Same product. Different experience. Traditional ads try to grab attention. Branded content tries to deserve attention. That’s the real shift.
Even IPL isn’t just cricket plus ads anymore. Everything is integrated now. Segments have sponsors. Commentary has sponsors. Memes have sponsors. Half the internet is basically one giant collaboration at this point. And social media made this strategy explode.
Because platforms completely changed consumer behaviour. Nobody opens Instagram thinking, “Can’t wait to watch advertisements today.” People open Instagram for entertainment, gossip, dopamine, distractions, stalking, and reels they’ll send to friends at 2 am.
Brands know this. So instead of stopping the scroll, they blend into it. Honestly, the smartest branded content doesn’t even feel planned. That’s why some influencer integrations flop instantly. The second something feels forced, the audience immediately knows. It’s like when a friend suddenly becomes too nice because they need a favour. You can feel it. The internet can feel it too.
That’s why the best branded content feels natural first and promotional second. And no brand has mastered internet behaviour in India quite like Zomato. At this point, Zomato’s social media doesn’t even feel like a company account.

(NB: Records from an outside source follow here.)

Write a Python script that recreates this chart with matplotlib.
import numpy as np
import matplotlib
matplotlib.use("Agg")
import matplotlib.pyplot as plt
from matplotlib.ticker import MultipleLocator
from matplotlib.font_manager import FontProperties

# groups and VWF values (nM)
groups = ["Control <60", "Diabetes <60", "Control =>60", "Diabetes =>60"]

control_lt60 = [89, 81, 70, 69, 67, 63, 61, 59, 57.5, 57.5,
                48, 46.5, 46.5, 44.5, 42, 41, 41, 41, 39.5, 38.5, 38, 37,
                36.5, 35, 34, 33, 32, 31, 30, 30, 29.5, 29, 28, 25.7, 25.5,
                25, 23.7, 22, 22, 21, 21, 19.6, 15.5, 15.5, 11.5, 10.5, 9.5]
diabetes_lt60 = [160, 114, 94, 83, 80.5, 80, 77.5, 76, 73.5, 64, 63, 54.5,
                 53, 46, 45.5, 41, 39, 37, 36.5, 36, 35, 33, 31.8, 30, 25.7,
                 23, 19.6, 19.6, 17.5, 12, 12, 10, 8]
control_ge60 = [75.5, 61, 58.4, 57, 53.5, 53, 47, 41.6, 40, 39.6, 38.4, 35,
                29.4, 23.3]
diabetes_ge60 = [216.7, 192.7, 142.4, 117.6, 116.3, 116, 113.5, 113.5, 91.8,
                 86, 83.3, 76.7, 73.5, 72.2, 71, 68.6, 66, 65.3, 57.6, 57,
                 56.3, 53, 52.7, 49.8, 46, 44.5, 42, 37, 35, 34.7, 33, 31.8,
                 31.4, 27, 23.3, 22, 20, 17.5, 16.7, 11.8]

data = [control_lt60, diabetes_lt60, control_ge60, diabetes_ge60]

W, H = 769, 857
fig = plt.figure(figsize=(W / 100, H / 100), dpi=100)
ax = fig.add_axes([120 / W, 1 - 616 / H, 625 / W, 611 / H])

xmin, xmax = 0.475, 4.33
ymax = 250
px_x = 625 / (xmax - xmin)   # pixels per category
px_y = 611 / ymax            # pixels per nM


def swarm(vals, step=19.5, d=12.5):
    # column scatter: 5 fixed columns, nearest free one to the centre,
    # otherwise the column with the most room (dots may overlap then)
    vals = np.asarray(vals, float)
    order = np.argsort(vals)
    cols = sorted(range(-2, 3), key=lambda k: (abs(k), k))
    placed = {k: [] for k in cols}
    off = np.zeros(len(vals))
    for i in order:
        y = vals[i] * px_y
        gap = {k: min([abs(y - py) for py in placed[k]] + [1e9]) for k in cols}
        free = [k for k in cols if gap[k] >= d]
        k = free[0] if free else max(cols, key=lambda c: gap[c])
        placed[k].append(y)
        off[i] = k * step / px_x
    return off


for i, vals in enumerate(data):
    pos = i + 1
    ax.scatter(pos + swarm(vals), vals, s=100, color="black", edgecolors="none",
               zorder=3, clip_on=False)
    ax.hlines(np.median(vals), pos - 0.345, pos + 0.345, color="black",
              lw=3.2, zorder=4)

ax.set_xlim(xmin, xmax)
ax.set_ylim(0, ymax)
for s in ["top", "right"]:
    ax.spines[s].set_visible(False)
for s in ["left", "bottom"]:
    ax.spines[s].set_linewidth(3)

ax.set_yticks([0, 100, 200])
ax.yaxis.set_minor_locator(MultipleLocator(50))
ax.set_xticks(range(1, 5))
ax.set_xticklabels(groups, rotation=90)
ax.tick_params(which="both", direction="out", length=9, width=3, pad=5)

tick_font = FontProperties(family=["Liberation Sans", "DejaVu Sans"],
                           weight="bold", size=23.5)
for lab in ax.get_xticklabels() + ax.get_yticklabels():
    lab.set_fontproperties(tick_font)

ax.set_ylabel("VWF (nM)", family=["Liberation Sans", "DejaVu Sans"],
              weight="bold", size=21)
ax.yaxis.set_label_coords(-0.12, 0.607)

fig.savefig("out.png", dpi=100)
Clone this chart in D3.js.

It feels like the admin lives online 24/7, survives on memes, and has notifications turned on for every trending topic.
That’s branded content done well. The brand stops behaving like a brand and starts behaving like a participant in culture.
Which is exactly why modern marketing is shifting so aggressively towards creators, podcasts, integrations, and entertainment-led storytelling. Because attention today is rented, not owned. And brands are fighting for it every second. So the next time you watch a reel, laugh at a meme, or hear a creator casually mention a product, just remember:
Maybe you weren’t watching the content.
Maybe the content was the ad all along.